The plan, which would extend George W. Bush-era tax cuts for individuals earning less than $200,000 annually and couples making less than $250,000, is going nowhere in the Senate. A temporary extension of all the cuts for every income class is considered more likely to win enactment by the end of this month; otherwise they expire Dec. 31.
Republicans were furious that the House Democrats staged the vote.
“I’m trying to catch my breath so I don’t refer to this maneuver going on today as chicken crap, all right?” said House Republican leader John Boehner of Ohio, who will become speaker of the House next month. “But this is nonsense. All right? The election was one month ago. We’re 23 months from the next election and the political games have already started, trying to set up the next election.”
Democrats protested such assertions.
“This isn’t about politics. This is about people,” insisted House Ways and Means Committee Chairman Sander Levin, D-Mich.
The real politics of tax cuts, though, was being waged behind closed doors in a nearby Capitol Hill office building, where two Republican lawmakers, two Democrats and two Obama administration officials were trying to hammer out a tax-cut compromise.

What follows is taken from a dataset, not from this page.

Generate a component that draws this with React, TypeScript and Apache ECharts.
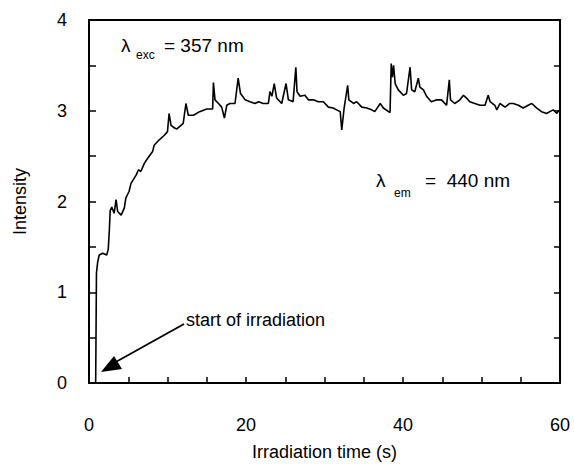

They hope to make recommendations soon. Congress wants to adjourn by Dec. 17 and has a huge agenda to tackle before then.
Senate Republicans vow that until the tax cuts and funding the government for next year are resolved, they won’t let anything else be considered.
The House vote on taxes, and the sharply partisan debate that preceded it, seemed out of place in a Congress where the mood has shifted toward conciliatory tones since the Nov. 2 elections. Republicans gained 63 House seats and six in the Senate, and President Barack Obama earlier this week met with leaders of both parties and pledged a new, cooperative environment.
But in the lame-duck House, where Democrats hold a 255-179 seat majority until year’s end, liberals courting their voter-bloc base seemed to be sending party leaders a strong message that they don’t want to yield to GOP terms.
Republicans insisted that small businesses would be hurt if the top rates, now 33 percent and 35 percent, went back to pre-Bush levels of 36 percent and 39.6 percent. Small businesses often pay taxes at individual income tax rates rather than corporate rates.